- PROVIDED MATERIAL -
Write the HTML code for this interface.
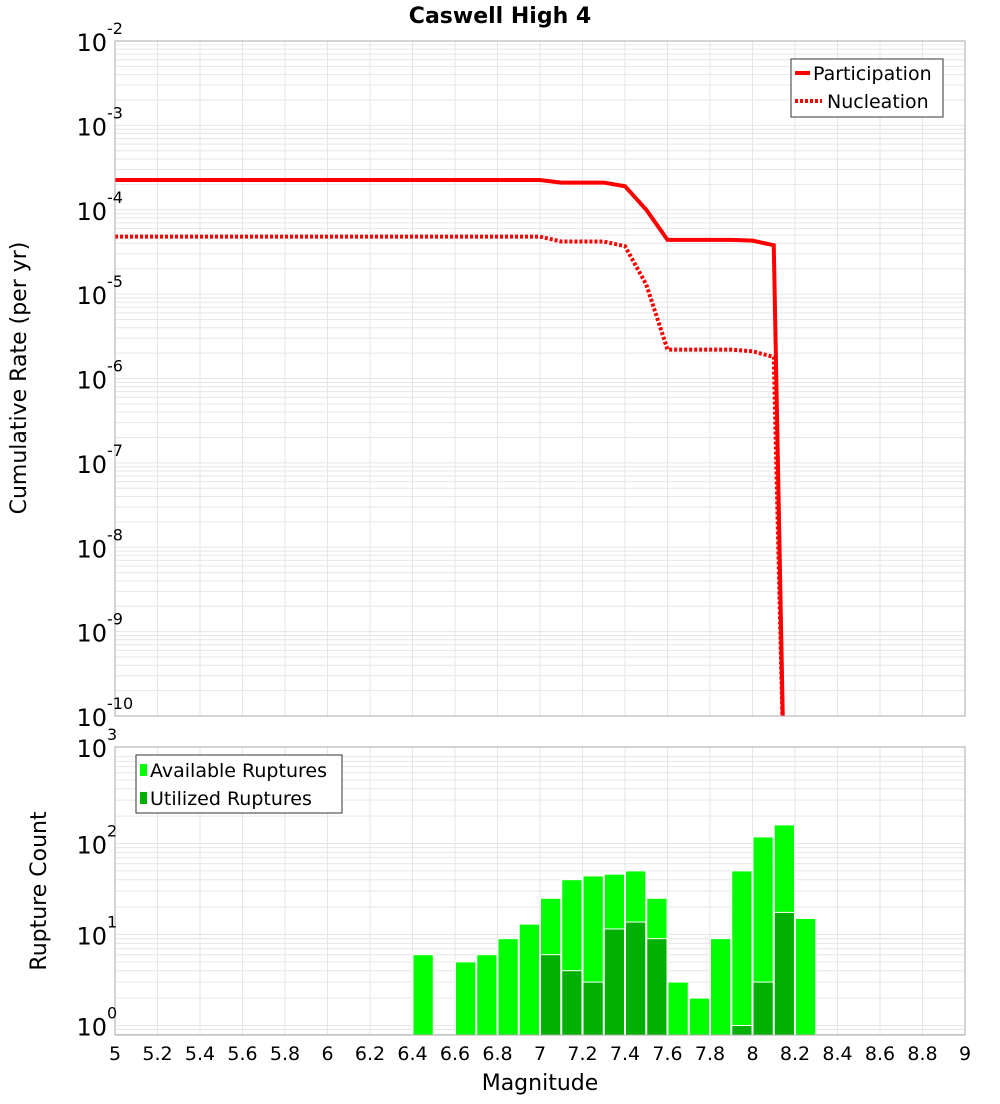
<!DOCTYPE html>
<html><head><meta charset="utf-8"><style>
body{margin:0;background:#fff;font-family:"DejaVu Sans","Liberation Sans",sans-serif}
svg text{font-family:"DejaVu Sans","Liberation Sans",sans-serif}
</style></head><body>
<svg id="c" width="1000" height="1100" xmlns="http://www.w3.org/2000/svg">
<text x="500" y="23" text-anchor="middle" font-size="22" font-weight="bold">Caswell High 4</text>
<g id="topPlot"></g>
<g id="botPlot"></g>
<text transform="translate(26,378) rotate(-90)" text-anchor="middle" font-size="22">Cumulative Rate (per yr)</text>
<text transform="translate(46,891) rotate(-90)" text-anchor="middle" font-size="22">Rupture Count</text>
<text x="540" y="1090" text-anchor="middle" font-size="22">Magnitude</text>
<g>
<rect x="791" y="59" width="152" height="58" fill="#fff" stroke="#333"/>
<line x1="795" y1="73" x2="810" y2="73" stroke="red" stroke-width="4"/>
<text x="813" y="80" font-size="19">Participation</text>
<line x1="795" y1="101" x2="822" y2="101" stroke="red" stroke-width="4" stroke-dasharray="3,2"/>
<text x="827" y="108" font-size="19">Nucleation</text>
</g>
<g>
<rect x="136" y="755" width="206" height="58" fill="#fff" stroke="#333"/>
<rect x="140" y="764" width="7" height="12" fill="#00ff00"/>
<text x="150" y="777" font-size="19">Available Ruptures</text>
<rect x="140" y="792" width="7" height="12" fill="#00b000"/>
<text x="150" y="805" font-size="19">Utilized Ruptures</text>
</g>
</svg>
<script>
const mags=[5.0,7.0,7.1,7.3,7.4,7.5,7.6,7.9,8.0,8.1,8.15];
const participation=[2.25e-4,2.25e-4,2.1e-4,2.1e-4,1.9e-4,1.0e-4,4.4e-5,4.4e-5,4.3e-5,3.8e-5,1e-11];
const nucleation=[4.8e-5,4.8e-5,4.2e-5,4.2e-5,3.7e-5,1.3e-5,2.2e-6,2.2e-6,2.1e-6,1.8e-6,1e-11];
const binMags=[6.4,6.6,6.7,6.8,6.9,7.0,7.1,7.2,7.3,7.4,7.5,7.6,7.7,7.8,7.9,8.0,8.1,8.2];
const available=[6,5,6,9,13,25,40,44,46,50,25,3,2,9,50,118,160,15];
const utilized=[0,0,0,0,0,6,4,3,11.5,13.7,9,0,0,0,1,3,17.5,0];
const xTicks=[5,5.2,5.4,5.6,5.8,6,6.2,6.4,6.6,6.8,7,7.2,7.4,7.6,7.8,8,8.2,8.4,8.6,8.8,9];
const rateExps=[-2,-3,-4,-5,-6,-7,-8,-9,-10];
const countExps=[3,2,1,0];

const NS="http://www.w3.org/2000/svg";
const L=115,R=965;
const X=m=>L+(m-5)*(R-L)/4;
const T0=41,T1=716;
const Yt=v=>T0+(-2-Math.log10(v))*(T1-T0)/8;
const B0=747,B1=1035;
const Yb=v=>1025.5-Math.log10(v)*91;
function mk(p,t,a){const e=document.createElementNS(NS,t);for(const k in a)e.setAttribute(k,a[k]);p.appendChild(e);return e;}
const topG=document.getElementById('topPlot'),botG=document.getElementById('botPlot');
function grid(g,y0,y1,lines){
  mk(g,'rect',{x:L,y:y0,width:R-L,height:y1-y0,fill:'#fff'});
  xTicks.forEach(m=>mk(g,'line',{x1:X(m),x2:X(m),y1:y0,y2:y1,stroke:'#e6e6e6','stroke-width':1}));
  lines.forEach(y=>{if(y>=y0&&y<=y1)mk(g,'line',{x1:L,x2:R,y1:y,y2:y,stroke:'#e6e6e6','stroke-width':1});});
}
let tl=[];for(let e=-10;e<-2;e++)for(let k=1;k<10;k++)tl.push(Yt(k*Math.pow(10,e)));
grid(topG,T0,T1,tl);
let bl=[];for(let e=-1;e<3;e++)for(let k=1;k<10;k++)bl.push(Yb(k*Math.pow(10,e)));
grid(botG,B0,B1,bl);
const svgEl=document.getElementById('c');
const cl=document.createElementNS(NS,'clipPath');cl.setAttribute('id','bc');svgEl.appendChild(cl);
mk(cl,'rect',{x:L,y:B0,width:R-L,height:B1-B0});
const bg=mk(botG,'g',{'clip-path':'url(#bc)'});
binMags.forEach((m,i)=>{
  const y=Yb(available[i]);
  const r=mk(bg,'rect',{x:X(m)+0.5,y:y,width:X(m+0.1)-X(m)-1,height:B1-y,fill:'#00ff00',stroke:'#fff','stroke-width':1});
  
  
  if(utilized[i]>0){const y2=Yb(utilized[i]);
  const u=mk(bg,'rect',{x:X(m)+0.5,y:y2,width:X(m+0.1)-X(m)-1,height:B1-y2,fill:'#00b000',stroke:'#fff','stroke-width':1});
  
  }
});
const cl2=document.createElementNS(NS,'clipPath');cl2.setAttribute('id','tc');svgEl.appendChild(cl2);
mk(cl2,'rect',{x:L,y:T0,width:R-L,height:T1-T0});
function drawLine(vals,dash,name){
  const p=mk(topG,'polyline',{points:mags.map((m,i)=>X(m)+','+Yt(vals[i])).join(' '),fill:'none',stroke:'red','stroke-width':4,'stroke-dasharray':dash,'clip-path':'url(#tc)'});
  
  
}
drawLine(nucleation,'3,2','nucleation-line');
drawLine(participation,'none','participation-line');
mk(topG,'rect',{x:L,y:T0,width:R-L,height:T1-T0,fill:'none',stroke:'#aaa'});
mk(botG,'rect',{x:L,y:B0,width:R-L,height:B1-B0,fill:'none',stroke:'#aaa'});
function ylab(g,y,e){
  const t=mk(g,'text',{x:107,y:y+10,'text-anchor':'end','font-size':24});
  
  
  t.textContent='10';
  const s=mk(g,'text',{x:107,y:y-7,'font-size':16});
  
  
  s.textContent=String(e);
}
rateExps.forEach(e=>ylab(topG,Yt(Math.pow(10,e)),e));
countExps.forEach(e=>ylab(botG,e==3?B0:Yb(Math.pow(10,e)),e));
xTicks.forEach(m=>{
  const t=mk(botG,'text',{x:X(m),y:1060,'text-anchor':'middle','font-size':19});
  
  
  t.textContent=String(m);
});
</script>
</body></html>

- REQUIRED TASK -
Quote every line word for word and keep the images out of the copy.

- EXERCISE SOLUTION -
Write the HTML code for this interface.
<!DOCTYPE html>
<html><head><meta charset="utf-8"><style>
body{margin:0;background:#fff;font-family:"DejaVu Sans","Liberation Sans",sans-serif}
svg text{font-family:"DejaVu Sans","Liberation Sans",sans-serif}
</style></head><body>
<svg id="c" width="1000" height="1100" xmlns="http://www.w3.org/2000/svg">
<text x="500" y="23" text-anchor="middle" font-size="22" font-weight="bold">Caswell High 4</text>
<g id="topPlot"></g>
<g id="botPlot"></g>
<text transform="translate(26,378) rotate(-90)" text-anchor="middle" font-size="22">Cumulative Rate (per yr)</text>
<text transform="translate(46,891) rotate(-90)" text-anchor="middle" font-size="22">Rupture Count</text>
<text x="540" y="1090" text-anchor="middle" font-size="22">Magnitude</text>
<g>
<rect x="791" y="59" width="152" height="58" fill="#fff" stroke="#333"/>
<line x1="795" y1="73" x2="810" y2="73" stroke="red" stroke-width="4"/>
<text x="813" y="80" font-size="19">Participation</text>
<line x1="795" y1="101" x2="822" y2="101" stroke="red" stroke-width="4" stroke-dasharray="3,2"/>
<text x="827" y="108" font-size="19">Nucleation</text>
</g>
<g>
<rect x="136" y="755" width="206" height="58" fill="#fff" stroke="#333"/>
<rect x="140" y="764" width="7" height="12" fill="#00ff00"/>
<text x="150" y="777" font-size="19">Available Ruptures</text>
<rect x="140" y="792" width="7" height="12" fill="#00b000"/>
<text x="150" y="805" font-size="19">Utilized Ruptures</text>
</g>
</svg>
<script>
const mags=[5.0,7.0,7.1,7.3,7.4,7.5,7.6,7.9,8.0,8.1,8.15];
const participation=[2.25e-4,2.25e-4,2.1e-4,2.1e-4,1.9e-4,1.0e-4,4.4e-5,4.4e-5,4.3e-5,3.8e-5,1e-11];
const nucleation=[4.8e-5,4.8e-5,4.2e-5,4.2e-5,3.7e-5,1.3e-5,2.2e-6,2.2e-6,2.1e-6,1.8e-6,1e-11];
const binMags=[6.4,6.6,6.7,6.8,6.9,7.0,7.1,7.2,7.3,7.4,7.5,7.6,7.7,7.8,7.9,8.0,8.1,8.2];
const available=[6,5,6,9,13,25,40,44,46,50,25,3,2,9,50,118,160,15];
const utilized=[0,0,0,0,0,6,4,3,11.5,13.7,9,0,0,0,1,3,17.5,0];
const xTicks=[5,5.2,5.4,5.6,5.8,6,6.2,6.4,6.6,6.8,7,7.2,7.4,7.6,7.8,8,8.2,8.4,8.6,8.8,9];
const rateExps=[-2,-3,-4,-5,-6,-7,-8,-9,-10];
const countExps=[3,2,1,0];

const NS="http://www.w3.org/2000/svg";
const L=115,R=965;
const X=m=>L+(m-5)*(R-L)/4;
const T0=41,T1=716;
const Yt=v=>T0+(-2-Math.log10(v))*(T1-T0)/8;
const B0=747,B1=1035;
const Yb=v=>1025.5-Math.log10(v)*91;
function mk(p,t,a){const e=document.createElementNS(NS,t);for(const k in a)e.setAttribute(k,a[k]);p.appendChild(e);return e;}
const topG=document.getElementById('topPlot'),botG=document.getElementById('botPlot');
function grid(g,y0,y1,lines){
  mk(g,'rect',{x:L,y:y0,width:R-L,height:y1-y0,fill:'#fff'});
  xTicks.forEach(m=>mk(g,'line',{x1:X(m),x2:X(m),y1:y0,y2:y1,stroke:'#e6e6e6','stroke-width':1}));
  lines.forEach(y=>{if(y>=y0&&y<=y1)mk(g,'line',{x1:L,x2:R,y1:y,y2:y,stroke:'#e6e6e6','stroke-width':1});});
}
let tl=[];for(let e=-10;e<-2;e++)for(let k=1;k<10;k++)tl.push(Yt(k*Math.pow(10,e)));
grid(topG,T0,T1,tl);
let bl=[];for(let e=-1;e<3;e++)for(let k=1;k<10;k++)bl.push(Yb(k*Math.pow(10,e)));
grid(botG,B0,B1,bl);
const svgEl=document.getElementById('c');
const cl=document.createElementNS(NS,'clipPath');cl.setAttribute('id','bc');svgEl.appendChild(cl);
mk(cl,'rect',{x:L,y:B0,width:R-L,height:B1-B0});
const bg=mk(botG,'g',{'clip-path':'url(#bc)'});
binMags.forEach((m,i)=>{
  const y=Yb(available[i]);
  const r=mk(bg,'rect',{x:X(m)+0.5,y:y,width:X(m+0.1)-X(m)-1,height:B1-y,fill:'#00ff00',stroke:'#fff','stroke-width':1});
  
  
  if(utilized[i]>0){const y2=Yb(utilized[i]);
  const u=mk(bg,'rect',{x:X(m)+0.5,y:y2,width:X(m+0.1)-X(m)-1,height:B1-y2,fill:'#00b000',stroke:'#fff','stroke-width':1});
  
  }
});
const cl2=document.createElementNS(NS,'clipPath');cl2.setAttribute('id','tc');svgEl.appendChild(cl2);
mk(cl2,'rect',{x:L,y:T0,width:R-L,height:T1-T0});
function drawLine(vals,dash,name){
  const p=mk(topG,'polyline',{points:mags.map((m,i)=>X(m)+','+Yt(vals[i])).join(' '),fill:'none',stroke:'red','stroke-width':4,'stroke-dasharray':dash,'clip-path':'url(#tc)'});
  
  
}
drawLine(nucleation,'3,2','nucleation-line');
drawLine(participation,'none','participation-line');
mk(topG,'rect',{x:L,y:T0,width:R-L,height:T1-T0,fill:'none',stroke:'#aaa'});
mk(botG,'rect',{x:L,y:B0,width:R-L,height:B1-B0,fill:'none',stroke:'#aaa'});
function ylab(g,y,e){
  const t=mk(g,'text',{x:107,y:y+10,'text-anchor':'end','font-size':24});
  
  
  t.textContent='10';
  const s=mk(g,'text',{x:107,y:y-7,'font-size':16});
  
  
  s.textContent=String(e);
}
rateExps.forEach(e=>ylab(topG,Yt(Math.pow(10,e)),e));
countExps.forEach(e=>ylab(botG,e==3?B0:Yb(Math.pow(10,e)),e));
xTicks.forEach(m=>{
  const t=mk(botG,'text',{x:X(m),y:1060,'text-anchor':'middle','font-size':19});
  
  
  t.textContent=String(m);
});
</script>
</body></html>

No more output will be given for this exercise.